» Given exercise
Your task is to transcribe, without alteration, the lines from the top of the material below through the line bearing "const pair = arr", inclusive.
•••
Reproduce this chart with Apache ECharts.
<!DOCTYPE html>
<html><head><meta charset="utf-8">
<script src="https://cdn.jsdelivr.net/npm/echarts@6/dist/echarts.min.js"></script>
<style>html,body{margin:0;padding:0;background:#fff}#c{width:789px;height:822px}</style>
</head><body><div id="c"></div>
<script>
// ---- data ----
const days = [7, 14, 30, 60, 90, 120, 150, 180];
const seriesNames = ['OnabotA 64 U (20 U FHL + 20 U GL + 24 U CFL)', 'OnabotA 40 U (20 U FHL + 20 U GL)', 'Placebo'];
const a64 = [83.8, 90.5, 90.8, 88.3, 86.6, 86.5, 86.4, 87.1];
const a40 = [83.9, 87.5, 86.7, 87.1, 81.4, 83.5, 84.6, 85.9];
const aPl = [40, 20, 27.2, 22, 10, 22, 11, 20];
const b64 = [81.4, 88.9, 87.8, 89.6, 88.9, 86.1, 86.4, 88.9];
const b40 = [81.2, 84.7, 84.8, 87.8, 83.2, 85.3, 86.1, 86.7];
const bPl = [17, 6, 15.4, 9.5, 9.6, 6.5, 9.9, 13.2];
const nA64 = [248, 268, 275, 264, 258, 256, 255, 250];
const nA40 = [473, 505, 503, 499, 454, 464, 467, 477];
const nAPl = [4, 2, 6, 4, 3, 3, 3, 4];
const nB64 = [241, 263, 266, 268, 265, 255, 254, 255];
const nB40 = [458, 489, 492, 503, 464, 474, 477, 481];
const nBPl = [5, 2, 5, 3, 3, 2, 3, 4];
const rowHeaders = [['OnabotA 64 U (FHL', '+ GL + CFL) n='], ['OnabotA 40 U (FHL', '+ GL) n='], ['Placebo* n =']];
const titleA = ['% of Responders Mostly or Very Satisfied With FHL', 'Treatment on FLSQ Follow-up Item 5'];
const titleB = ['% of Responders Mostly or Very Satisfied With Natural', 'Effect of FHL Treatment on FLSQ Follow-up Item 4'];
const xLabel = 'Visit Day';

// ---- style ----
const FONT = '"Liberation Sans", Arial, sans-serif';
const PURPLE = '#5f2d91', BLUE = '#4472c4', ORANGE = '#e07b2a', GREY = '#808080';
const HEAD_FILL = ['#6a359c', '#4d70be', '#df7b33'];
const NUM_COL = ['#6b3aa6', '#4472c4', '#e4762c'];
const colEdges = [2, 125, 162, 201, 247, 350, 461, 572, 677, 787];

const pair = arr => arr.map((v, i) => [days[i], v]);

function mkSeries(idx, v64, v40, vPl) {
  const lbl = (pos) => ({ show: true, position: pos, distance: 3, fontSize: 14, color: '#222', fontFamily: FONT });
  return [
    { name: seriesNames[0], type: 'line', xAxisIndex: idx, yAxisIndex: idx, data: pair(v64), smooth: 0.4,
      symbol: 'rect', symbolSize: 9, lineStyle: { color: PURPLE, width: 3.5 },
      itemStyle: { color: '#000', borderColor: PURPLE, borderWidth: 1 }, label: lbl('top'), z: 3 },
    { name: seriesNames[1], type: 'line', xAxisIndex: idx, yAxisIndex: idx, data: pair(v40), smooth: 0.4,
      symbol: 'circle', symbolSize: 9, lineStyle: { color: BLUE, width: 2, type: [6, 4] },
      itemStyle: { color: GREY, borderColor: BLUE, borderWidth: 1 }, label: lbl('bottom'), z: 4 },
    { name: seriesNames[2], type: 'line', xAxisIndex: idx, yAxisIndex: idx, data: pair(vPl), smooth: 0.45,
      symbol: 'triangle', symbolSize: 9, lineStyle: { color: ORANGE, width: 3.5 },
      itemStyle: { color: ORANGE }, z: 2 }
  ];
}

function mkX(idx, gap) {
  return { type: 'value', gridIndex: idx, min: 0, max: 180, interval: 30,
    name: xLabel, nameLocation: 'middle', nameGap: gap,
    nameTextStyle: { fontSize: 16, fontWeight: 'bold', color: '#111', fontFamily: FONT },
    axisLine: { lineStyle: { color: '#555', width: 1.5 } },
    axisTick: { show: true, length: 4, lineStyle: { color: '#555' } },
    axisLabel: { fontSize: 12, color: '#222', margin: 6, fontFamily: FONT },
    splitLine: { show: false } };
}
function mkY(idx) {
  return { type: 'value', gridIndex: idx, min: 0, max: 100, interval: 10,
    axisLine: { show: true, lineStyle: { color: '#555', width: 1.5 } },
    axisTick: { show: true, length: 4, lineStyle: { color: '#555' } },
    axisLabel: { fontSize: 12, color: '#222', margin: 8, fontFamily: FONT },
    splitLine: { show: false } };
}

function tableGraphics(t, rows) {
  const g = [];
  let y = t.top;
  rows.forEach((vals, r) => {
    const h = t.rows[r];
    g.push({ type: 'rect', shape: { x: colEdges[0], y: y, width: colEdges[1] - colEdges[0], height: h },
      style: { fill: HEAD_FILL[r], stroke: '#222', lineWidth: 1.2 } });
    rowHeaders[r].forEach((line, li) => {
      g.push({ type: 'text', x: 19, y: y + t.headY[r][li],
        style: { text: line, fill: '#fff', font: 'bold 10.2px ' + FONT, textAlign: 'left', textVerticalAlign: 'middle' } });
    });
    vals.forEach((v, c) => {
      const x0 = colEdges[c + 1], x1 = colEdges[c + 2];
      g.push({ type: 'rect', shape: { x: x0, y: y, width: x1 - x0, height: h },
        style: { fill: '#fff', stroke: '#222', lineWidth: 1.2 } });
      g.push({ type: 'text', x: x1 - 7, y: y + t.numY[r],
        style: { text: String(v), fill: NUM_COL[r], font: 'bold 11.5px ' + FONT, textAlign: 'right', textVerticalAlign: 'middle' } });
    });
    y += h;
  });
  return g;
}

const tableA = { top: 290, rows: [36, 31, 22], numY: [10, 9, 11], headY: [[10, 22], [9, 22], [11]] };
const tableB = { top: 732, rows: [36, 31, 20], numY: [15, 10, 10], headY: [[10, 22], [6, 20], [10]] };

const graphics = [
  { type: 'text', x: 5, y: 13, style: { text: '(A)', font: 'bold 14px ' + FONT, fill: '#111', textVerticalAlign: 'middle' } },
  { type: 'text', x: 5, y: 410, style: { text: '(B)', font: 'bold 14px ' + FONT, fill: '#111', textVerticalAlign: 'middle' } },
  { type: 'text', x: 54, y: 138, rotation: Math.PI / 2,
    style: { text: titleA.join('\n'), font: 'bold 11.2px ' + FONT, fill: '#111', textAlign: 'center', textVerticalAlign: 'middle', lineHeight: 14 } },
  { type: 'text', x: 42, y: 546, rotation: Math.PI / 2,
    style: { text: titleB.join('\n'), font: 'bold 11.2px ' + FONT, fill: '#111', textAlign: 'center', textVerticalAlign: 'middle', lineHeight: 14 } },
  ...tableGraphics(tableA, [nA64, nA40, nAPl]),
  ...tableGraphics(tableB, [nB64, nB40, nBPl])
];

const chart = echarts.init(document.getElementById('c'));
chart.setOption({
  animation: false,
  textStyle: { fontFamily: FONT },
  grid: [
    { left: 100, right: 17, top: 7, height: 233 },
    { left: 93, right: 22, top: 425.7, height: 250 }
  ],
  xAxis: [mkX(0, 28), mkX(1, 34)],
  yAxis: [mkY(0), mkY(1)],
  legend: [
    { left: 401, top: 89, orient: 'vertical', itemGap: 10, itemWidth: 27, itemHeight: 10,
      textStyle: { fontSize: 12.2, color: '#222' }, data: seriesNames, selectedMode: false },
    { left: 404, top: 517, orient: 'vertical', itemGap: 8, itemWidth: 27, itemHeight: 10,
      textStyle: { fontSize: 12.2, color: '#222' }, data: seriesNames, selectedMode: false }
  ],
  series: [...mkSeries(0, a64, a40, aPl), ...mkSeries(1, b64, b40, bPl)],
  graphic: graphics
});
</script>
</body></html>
•••
» The answer
Reproduce this chart with Apache ECharts.
<!DOCTYPE html>
<html><head><meta charset="utf-8">
<script src="https://cdn.jsdelivr.net/npm/echarts@6/dist/echarts.min.js"></script>
<style>html,body{margin:0;padding:0;background:#fff}#c{width:789px;height:822px}</style>
</head><body><div id="c"></div>
<script>
// ---- data ----
const days = [7, 14, 30, 60, 90, 120, 150, 180];
const seriesNames = ['OnabotA 64 U (20 U FHL + 20 U GL + 24 U CFL)', 'OnabotA 40 U (20 U FHL + 20 U GL)', 'Placebo'];
const a64 = [83.8, 90.5, 90.8, 88.3, 86.6, 86.5, 86.4, 87.1];
const a40 = [83.9, 87.5, 86.7, 87.1, 81.4, 83.5, 84.6, 85.9];
const aPl = [40, 20, 27.2, 22, 10, 22, 11, 20];
const b64 = [81.4, 88.9, 87.8, 89.6, 88.9, 86.1, 86.4, 88.9];
const b40 = [81.2, 84.7, 84.8, 87.8, 83.2, 85.3, 86.1, 86.7];
const bPl = [17, 6, 15.4, 9.5, 9.6, 6.5, 9.9, 13.2];
const nA64 = [248, 268, 275, 264, 258, 256, 255, 250];
const nA40 = [473, 505, 503, 499, 454, 464, 467, 477];
const nAPl = [4, 2, 6, 4, 3, 3, 3, 4];
const nB64 = [241, 263, 266, 268, 265, 255, 254, 255];
const nB40 = [458, 489, 492, 503, 464, 474, 477, 481];
const nBPl = [5, 2, 5, 3, 3, 2, 3, 4];
const rowHeaders = [['OnabotA 64 U (FHL', '+ GL + CFL) n='], ['OnabotA 40 U (FHL', '+ GL) n='], ['Placebo* n =']];
const titleA = ['% of Responders Mostly or Very Satisfied With FHL', 'Treatment on FLSQ Follow-up Item 5'];
const titleB = ['% of Responders Mostly or Very Satisfied With Natural', 'Effect of FHL Treatment on FLSQ Follow-up Item 4'];
const xLabel = 'Visit Day';

// ---- style ----
const FONT = '"Liberation Sans", Arial, sans-serif';
const PURPLE = '#5f2d91', BLUE = '#4472c4', ORANGE = '#e07b2a', GREY = '#808080';
const HEAD_FILL = ['#6a359c', '#4d70be', '#df7b33'];
const NUM_COL = ['#6b3aa6', '#4472c4', '#e4762c'];
const colEdges = [2, 125, 162, 201, 247, 350, 461, 572, 677, 787];

const pair = arr => arr.map((v, i) => [days[i], v]);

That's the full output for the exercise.